#### Information given ####

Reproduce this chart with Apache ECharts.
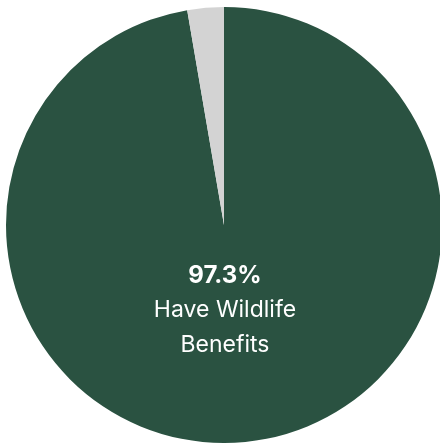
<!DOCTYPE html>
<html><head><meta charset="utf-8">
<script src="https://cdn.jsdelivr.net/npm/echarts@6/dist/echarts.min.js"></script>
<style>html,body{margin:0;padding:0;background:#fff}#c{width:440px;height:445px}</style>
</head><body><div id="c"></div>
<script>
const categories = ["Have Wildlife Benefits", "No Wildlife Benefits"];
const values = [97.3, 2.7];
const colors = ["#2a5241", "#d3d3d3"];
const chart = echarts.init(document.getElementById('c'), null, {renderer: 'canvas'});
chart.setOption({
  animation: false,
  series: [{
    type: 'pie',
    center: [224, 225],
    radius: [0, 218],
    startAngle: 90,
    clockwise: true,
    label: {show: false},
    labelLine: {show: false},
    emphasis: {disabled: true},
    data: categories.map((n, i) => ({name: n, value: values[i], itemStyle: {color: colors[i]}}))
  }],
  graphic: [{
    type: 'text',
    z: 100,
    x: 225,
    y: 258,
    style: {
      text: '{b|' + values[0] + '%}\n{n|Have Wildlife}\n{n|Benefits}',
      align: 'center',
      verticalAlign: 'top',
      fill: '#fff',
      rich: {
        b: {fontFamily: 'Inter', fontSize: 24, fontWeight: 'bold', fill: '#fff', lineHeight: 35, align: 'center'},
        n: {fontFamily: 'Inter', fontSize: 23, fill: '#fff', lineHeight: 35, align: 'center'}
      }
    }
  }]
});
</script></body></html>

####
#### Information given ####

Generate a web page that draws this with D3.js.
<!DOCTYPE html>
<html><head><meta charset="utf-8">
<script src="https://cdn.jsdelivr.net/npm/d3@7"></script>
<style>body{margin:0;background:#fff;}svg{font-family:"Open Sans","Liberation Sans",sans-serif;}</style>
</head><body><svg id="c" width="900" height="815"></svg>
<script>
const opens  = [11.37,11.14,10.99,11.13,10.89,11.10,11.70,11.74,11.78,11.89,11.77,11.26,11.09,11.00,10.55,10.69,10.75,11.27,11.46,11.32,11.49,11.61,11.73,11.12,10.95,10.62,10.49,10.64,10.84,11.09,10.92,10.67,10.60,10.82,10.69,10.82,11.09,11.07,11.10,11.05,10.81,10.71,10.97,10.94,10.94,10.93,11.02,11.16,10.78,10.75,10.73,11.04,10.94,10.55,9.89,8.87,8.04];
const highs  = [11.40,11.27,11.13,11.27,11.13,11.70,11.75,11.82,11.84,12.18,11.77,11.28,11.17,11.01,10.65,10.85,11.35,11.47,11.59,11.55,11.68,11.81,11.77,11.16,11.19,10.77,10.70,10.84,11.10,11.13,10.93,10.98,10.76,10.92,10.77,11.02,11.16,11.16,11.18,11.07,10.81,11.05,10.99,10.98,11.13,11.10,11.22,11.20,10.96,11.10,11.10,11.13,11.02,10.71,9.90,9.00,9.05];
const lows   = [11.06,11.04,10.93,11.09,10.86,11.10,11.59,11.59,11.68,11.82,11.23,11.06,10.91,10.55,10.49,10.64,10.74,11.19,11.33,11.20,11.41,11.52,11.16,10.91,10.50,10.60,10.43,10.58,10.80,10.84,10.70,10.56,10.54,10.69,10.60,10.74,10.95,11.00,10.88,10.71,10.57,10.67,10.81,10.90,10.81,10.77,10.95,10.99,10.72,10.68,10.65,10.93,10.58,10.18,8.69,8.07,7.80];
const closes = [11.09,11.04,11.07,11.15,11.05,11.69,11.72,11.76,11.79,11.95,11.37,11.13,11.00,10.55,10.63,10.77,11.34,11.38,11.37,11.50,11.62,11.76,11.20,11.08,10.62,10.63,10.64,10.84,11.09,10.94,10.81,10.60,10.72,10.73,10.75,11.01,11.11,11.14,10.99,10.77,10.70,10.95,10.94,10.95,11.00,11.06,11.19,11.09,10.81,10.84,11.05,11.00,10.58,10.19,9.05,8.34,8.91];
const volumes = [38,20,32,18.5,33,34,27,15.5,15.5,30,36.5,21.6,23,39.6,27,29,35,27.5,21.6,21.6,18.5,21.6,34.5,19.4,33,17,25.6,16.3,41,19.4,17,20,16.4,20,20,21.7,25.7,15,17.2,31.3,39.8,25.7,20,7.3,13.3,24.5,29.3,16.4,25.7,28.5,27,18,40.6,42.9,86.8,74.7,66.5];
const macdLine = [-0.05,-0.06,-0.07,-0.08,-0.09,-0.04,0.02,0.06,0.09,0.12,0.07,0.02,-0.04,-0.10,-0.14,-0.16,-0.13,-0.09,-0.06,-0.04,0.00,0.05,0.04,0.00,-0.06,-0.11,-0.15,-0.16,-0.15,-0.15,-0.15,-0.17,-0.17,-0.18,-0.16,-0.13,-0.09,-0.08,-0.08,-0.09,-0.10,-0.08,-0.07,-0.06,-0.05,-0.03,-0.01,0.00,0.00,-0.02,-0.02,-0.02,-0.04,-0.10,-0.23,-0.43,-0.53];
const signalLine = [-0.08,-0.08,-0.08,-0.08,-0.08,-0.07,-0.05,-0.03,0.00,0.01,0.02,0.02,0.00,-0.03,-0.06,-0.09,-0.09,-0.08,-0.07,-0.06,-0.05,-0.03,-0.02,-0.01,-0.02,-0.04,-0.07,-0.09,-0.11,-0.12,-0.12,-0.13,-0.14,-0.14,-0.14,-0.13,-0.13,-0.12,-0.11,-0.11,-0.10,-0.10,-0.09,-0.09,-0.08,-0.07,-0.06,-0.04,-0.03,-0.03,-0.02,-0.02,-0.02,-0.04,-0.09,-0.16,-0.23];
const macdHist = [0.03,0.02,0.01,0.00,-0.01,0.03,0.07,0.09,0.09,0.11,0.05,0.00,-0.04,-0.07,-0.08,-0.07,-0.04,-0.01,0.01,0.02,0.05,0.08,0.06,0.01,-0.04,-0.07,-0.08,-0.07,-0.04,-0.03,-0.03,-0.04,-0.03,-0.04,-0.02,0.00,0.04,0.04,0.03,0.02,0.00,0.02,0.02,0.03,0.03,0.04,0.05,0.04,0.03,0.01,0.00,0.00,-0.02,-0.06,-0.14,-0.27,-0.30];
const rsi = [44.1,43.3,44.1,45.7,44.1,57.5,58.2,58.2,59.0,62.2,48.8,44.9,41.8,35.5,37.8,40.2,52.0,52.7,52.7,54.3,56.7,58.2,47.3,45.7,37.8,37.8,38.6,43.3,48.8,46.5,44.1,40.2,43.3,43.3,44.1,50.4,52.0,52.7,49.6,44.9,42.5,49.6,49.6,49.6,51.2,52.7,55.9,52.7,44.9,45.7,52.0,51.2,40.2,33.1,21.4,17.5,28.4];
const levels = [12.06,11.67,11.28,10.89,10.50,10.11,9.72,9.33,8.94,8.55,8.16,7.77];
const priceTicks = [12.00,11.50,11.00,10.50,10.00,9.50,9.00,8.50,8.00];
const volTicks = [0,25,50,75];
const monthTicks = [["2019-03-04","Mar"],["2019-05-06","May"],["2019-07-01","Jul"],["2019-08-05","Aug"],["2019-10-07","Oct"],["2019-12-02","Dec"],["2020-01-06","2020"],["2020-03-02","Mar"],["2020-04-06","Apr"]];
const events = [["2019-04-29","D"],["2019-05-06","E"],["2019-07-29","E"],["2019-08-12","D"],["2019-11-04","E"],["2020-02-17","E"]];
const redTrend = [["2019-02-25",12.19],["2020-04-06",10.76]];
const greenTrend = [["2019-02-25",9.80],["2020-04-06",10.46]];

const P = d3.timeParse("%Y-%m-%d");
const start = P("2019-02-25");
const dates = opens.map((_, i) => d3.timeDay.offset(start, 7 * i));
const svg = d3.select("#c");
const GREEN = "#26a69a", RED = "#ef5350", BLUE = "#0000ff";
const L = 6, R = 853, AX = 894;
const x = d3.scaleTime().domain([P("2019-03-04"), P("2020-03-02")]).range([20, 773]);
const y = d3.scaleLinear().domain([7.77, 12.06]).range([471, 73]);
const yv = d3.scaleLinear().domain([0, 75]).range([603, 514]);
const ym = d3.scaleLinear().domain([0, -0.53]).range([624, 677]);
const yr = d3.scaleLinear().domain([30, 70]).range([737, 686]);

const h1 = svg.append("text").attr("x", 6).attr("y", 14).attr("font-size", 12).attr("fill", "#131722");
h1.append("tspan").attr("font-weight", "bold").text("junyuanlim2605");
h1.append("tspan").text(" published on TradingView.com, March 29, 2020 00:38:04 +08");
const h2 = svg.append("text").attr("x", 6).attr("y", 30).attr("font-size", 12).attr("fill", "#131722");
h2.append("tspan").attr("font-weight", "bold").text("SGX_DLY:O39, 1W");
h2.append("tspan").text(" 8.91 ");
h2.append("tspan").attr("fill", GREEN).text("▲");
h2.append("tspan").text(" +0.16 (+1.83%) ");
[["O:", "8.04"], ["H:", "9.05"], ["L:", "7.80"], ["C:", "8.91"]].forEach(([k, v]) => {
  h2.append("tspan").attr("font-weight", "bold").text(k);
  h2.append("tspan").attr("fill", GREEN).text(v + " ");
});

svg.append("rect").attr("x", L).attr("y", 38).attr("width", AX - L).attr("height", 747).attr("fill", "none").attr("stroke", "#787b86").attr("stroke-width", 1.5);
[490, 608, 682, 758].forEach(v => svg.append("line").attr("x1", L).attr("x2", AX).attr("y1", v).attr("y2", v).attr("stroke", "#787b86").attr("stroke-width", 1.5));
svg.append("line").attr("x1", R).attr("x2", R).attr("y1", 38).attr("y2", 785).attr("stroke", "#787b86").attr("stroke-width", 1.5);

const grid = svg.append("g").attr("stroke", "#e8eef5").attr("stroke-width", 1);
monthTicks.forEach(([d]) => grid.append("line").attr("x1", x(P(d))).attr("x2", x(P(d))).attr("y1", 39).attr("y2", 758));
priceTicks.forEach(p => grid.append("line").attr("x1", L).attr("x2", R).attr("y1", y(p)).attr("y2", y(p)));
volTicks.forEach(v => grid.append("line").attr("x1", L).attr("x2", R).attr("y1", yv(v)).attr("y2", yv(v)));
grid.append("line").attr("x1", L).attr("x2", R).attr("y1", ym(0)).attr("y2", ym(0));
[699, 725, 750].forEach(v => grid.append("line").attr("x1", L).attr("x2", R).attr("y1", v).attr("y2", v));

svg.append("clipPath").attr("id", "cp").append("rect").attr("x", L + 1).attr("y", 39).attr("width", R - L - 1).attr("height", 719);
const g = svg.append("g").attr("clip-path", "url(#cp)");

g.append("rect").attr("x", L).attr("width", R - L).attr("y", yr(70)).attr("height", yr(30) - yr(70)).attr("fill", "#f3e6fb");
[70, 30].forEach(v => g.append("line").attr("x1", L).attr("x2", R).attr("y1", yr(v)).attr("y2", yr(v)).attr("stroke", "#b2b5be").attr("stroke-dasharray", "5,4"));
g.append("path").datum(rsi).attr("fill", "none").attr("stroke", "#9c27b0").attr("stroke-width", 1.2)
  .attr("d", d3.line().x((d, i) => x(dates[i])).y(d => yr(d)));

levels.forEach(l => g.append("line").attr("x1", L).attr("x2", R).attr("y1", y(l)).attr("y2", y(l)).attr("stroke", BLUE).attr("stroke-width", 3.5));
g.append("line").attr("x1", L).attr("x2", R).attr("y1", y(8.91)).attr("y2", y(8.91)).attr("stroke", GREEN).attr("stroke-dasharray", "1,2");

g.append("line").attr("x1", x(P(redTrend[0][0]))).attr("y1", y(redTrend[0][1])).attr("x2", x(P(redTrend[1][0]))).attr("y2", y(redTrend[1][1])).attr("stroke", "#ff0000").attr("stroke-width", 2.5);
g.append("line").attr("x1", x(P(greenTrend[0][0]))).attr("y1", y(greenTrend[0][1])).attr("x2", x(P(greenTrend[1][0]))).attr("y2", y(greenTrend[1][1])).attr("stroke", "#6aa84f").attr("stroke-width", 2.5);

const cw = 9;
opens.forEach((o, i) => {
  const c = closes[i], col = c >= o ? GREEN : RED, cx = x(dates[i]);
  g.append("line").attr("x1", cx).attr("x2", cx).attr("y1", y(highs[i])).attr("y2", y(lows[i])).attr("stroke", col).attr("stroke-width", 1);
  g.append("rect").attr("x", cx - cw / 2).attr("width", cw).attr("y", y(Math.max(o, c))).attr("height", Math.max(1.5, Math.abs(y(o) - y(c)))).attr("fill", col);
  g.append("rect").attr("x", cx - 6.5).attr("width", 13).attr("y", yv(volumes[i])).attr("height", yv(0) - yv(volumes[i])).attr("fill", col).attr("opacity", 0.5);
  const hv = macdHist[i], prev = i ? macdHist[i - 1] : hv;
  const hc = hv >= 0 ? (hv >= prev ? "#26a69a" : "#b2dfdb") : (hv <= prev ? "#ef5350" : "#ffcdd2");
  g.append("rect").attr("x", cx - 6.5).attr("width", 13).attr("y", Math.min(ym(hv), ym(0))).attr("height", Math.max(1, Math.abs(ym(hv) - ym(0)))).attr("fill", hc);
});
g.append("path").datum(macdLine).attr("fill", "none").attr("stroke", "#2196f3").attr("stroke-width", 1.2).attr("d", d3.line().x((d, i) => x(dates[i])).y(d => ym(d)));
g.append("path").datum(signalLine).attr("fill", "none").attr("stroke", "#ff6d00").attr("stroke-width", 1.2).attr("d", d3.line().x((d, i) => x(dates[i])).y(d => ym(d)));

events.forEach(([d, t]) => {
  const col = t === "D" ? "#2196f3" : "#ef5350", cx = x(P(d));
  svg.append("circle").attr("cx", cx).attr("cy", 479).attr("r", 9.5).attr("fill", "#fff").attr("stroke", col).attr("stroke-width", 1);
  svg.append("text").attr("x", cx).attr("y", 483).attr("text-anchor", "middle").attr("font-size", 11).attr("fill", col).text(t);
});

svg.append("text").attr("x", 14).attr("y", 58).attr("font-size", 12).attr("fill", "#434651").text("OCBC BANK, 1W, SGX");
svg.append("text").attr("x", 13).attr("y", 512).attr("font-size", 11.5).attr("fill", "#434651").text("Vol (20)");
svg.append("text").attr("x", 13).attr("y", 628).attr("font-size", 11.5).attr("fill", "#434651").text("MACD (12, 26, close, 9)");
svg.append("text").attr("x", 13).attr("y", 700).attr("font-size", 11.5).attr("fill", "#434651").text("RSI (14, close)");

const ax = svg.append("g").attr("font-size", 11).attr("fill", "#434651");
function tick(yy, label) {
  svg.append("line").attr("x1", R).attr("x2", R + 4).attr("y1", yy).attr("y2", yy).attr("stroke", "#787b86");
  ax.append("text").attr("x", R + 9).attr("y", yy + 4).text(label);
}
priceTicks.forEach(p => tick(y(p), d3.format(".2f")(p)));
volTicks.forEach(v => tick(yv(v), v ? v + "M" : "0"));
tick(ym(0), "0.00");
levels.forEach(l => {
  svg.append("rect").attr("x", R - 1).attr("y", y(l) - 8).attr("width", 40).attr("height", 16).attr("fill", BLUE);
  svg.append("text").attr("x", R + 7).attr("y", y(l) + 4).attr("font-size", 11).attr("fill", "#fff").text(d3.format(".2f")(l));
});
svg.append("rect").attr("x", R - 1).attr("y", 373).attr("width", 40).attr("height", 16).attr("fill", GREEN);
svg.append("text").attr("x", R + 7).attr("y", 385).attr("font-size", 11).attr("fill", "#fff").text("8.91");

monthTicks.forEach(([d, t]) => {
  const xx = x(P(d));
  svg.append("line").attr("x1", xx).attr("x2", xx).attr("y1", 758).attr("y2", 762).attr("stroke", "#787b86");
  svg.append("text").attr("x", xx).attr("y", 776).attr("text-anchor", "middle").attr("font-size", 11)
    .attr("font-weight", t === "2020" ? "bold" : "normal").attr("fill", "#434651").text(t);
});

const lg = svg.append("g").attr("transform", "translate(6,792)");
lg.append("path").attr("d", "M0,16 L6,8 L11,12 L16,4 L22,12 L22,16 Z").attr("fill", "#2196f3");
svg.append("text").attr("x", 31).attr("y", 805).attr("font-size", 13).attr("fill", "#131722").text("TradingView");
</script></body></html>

####

Exercise objective: Find the word "with" in the data and show each line that holds it.

Correct response:
Reproduce this chart with Apache ECharts.
Generate a web page that draws this with D3.js.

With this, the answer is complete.